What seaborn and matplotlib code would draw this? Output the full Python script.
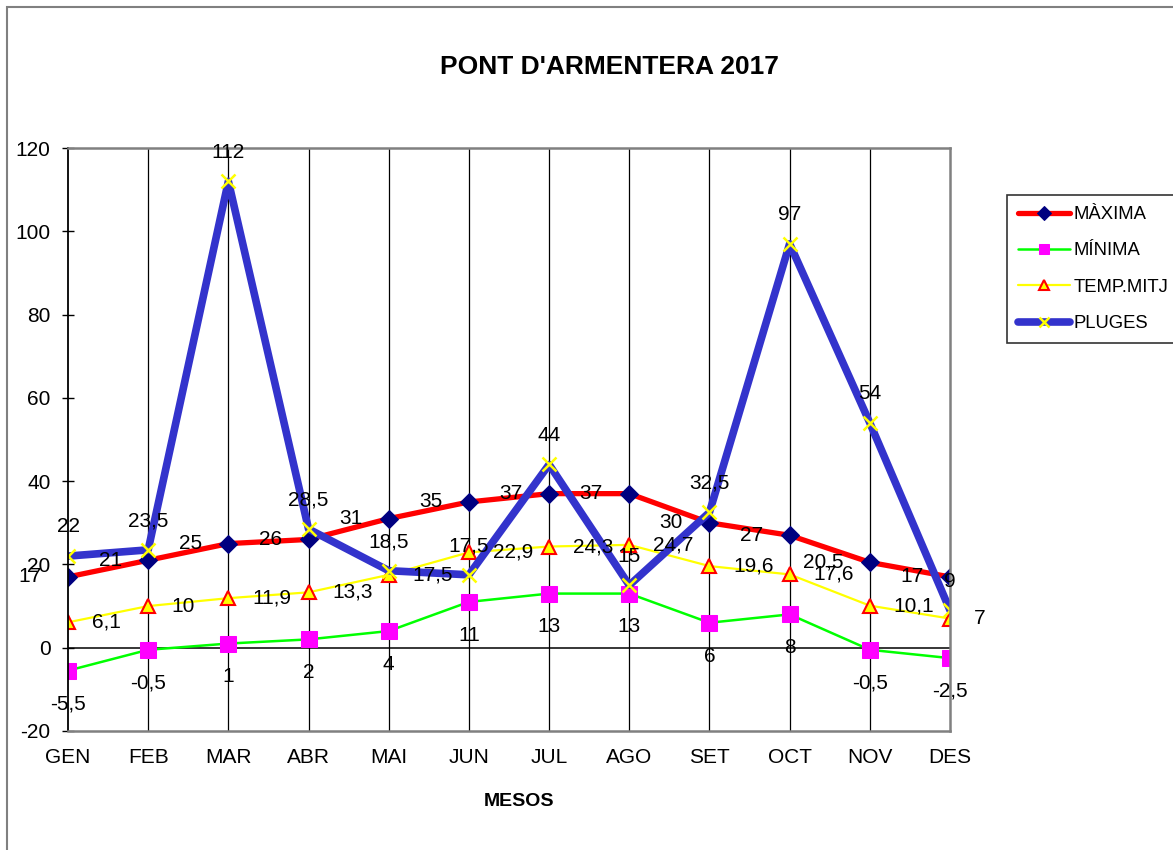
import pandas as pd
import matplotlib
matplotlib.use('Agg')
import matplotlib.pyplot as plt
import seaborn as sns
from matplotlib.patches import Rectangle

# Month labels and series values
mesos = ['GEN', 'FEB', 'MAR', 'ABR', 'MAI', 'JUN', 'JUL', 'AGO', 'SET', 'OCT', 'NOV', 'DES']
maxima = [17, 21, 25, 26, 31, 35, 37, 37, 30, 27, 20.5, 17]
minima = [-5.5, -0.5, 1, 2, 4, 11, 13, 13, 6, 8, -0.5, -2.5]
temp_mitj = [6.1, 10, 11.9, 13.3, 17.5, 22.9, 24.3, 24.7, 19.6, 17.6, 10.1, 7]
pluges = [22, 23.5, 112, 28.5, 18.5, 17.5, 44, 15, 32.5, 97, 54, 9]


def fmt(v):
    # Catalan decimal comma
    s = ('%g' % v)
    return s.replace('.', ',')


def main():
    sns.set_style('white')
    plt.rcParams['font.family'] = ['Liberation Sans', 'DejaVu Sans']
    plt.rcParams['axes.unicode_minus'] = False
    plt.rcParams['text.color'] = 'black'

    W, H = 1173, 850
    fig = plt.figure(figsize=(W / 100, H / 100), dpi=100)
    ax = fig.add_axes([68 / W, 1 - 731 / H, (950 - 68) / W, (731 - 148) / H])

    df = pd.DataFrame({'pos': range(len(mesos)), 'mes': mesos,
                       'maxima': maxima, 'minima': minima,
                       'temp': temp_mitj, 'pluges': pluges})

    # Lines
    sns.lineplot(data=df, x='pos', y='maxima', ax=ax, color='#FF0000', linewidth=3.8,
                 marker='D', markersize=9.5, markerfacecolor='#000080',
                 markeredgecolor='#000080', label='MÀXIMA')
    sns.lineplot(data=df, x='pos', y='minima', ax=ax, color='#00FF00', linewidth=1.8,
                 marker='s', markersize=11, markerfacecolor='#FF00FF',
                 markeredgecolor='#FF00FF', label='MÍNIMA')
    sns.lineplot(data=df, x='pos', y='temp', ax=ax, color='#FFFF00', linewidth=1.6,
                 marker='^', markersize=10, markerfacecolor='#FFFF00',
                 markeredgecolor='#FF0000', markeredgewidth=1.5, label='TEMP.MITJ')
    sns.lineplot(data=df, x='pos', y='pluges', ax=ax, color='#3333CC', linewidth=5.5,
                 marker='x', markersize=10, markeredgecolor='#FFFF00',
                 markeredgewidth=1.8, label='PLUGES')

    # Data labels
    lab_kw = dict(textcoords='offset points', fontsize=15, color='black', zorder=10)
    for i in df['pos']:
        ax.annotate(fmt(maxima[i]), (i, maxima[i]), xytext=(-19, 0), ha='right', va='center', **lab_kw)
        ax.annotate(fmt(minima[i]), (i, minima[i]), xytext=(0, -24), ha='center', va='center', **lab_kw)
        ax.annotate(fmt(temp_mitj[i]), (i, temp_mitj[i]), xytext=(17, 0), ha='left', va='center', **lab_kw)
        ax.annotate(fmt(pluges[i]), (i, pluges[i]), xytext=(0, 21), ha='center', va='center', **lab_kw)

    # Axes
    ax.set_xlim(0, 11)
    ax.set_ylim(-20, 120)
    ax.set_xticks(range(len(mesos)))
    ax.set_xticklabels(mesos)
    ax.set_yticks(range(-20, 121, 20))
    ax.tick_params(axis='x', length=0, pad=12.5, labelsize=15, colors='black')
    ax.tick_params(axis='y', direction='inout', length=9, width=1, pad=8,
                   labelsize=15, colors='black', left=True)
    ax.set_xlabel('')
    ax.set_ylabel('')
    ax.grid(False)
    for x in range(1, 11):
        ax.axvline(x, color='black', linewidth=0.9, zorder=0.5)
    ax.axhline(0, color='black', linewidth=1.1, zorder=0.6)

    for side in ['top', 'right', 'bottom']:
        ax.spines[side].set_color('#808080')
        ax.spines[side].set_linewidth(1.8)
    ax.spines['left'].set_color('black')
    ax.spines['left'].set_linewidth(1.3)

    ax.get_legend().remove()
    handles, labels = ax.get_legend_handles_labels()
    leg = fig.legend(handles, labels, loc='upper left',
                     bbox_to_anchor=(1007 / W, 1 - 195 / H), borderaxespad=0,
                     fontsize=13.3, frameon=True, fancybox=False, shadow=False,
                     handlelength=2.8, labelspacing=1.05, handletextpad=0.2,
                     borderpad=0.6, markerscale=0.7)
    leg.get_frame().set_edgecolor('black')
    leg.get_frame().set_linewidth(1.2)
    for t in leg.get_texts():
        t.set_color('black')

    # Title and axis title
    fig.text(609 / W, 1 - 67 / H, "PONT D'ARMENTERA 2017", ha='center', va='center',
             fontsize=19, fontweight='bold', color='black')
    fig.text(519 / W, 1 - 801 / H, 'MESOS', ha='center', va='center',
             fontsize=14, fontweight='bold', color='black')

    # Outer chart frame
    fig.patches.append(Rectangle((7 / W, -0.1), 1.2, 1 - 7 / H + 0.1, transform=fig.transFigure,
                                 fill=False, edgecolor='#808080', linewidth=1.5))

    fig.savefig('out.png', dpi=100)
    plt.close(fig)


if __name__ == '__main__':
    main()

◇ ◇ ◇ ◇

Written problem: Copy nothing but the lines from the first one in the listing through the line with "from matplotlib.patches import Rectangle", and omit the pictures.

Result for this task:
What seaborn and matplotlib code would draw this? Output the full Python script.
import pandas as pd
import matplotlib
matplotlib.use('Agg')
import matplotlib.pyplot as plt
import seaborn as sns
from matplotlib.patches import Rectangle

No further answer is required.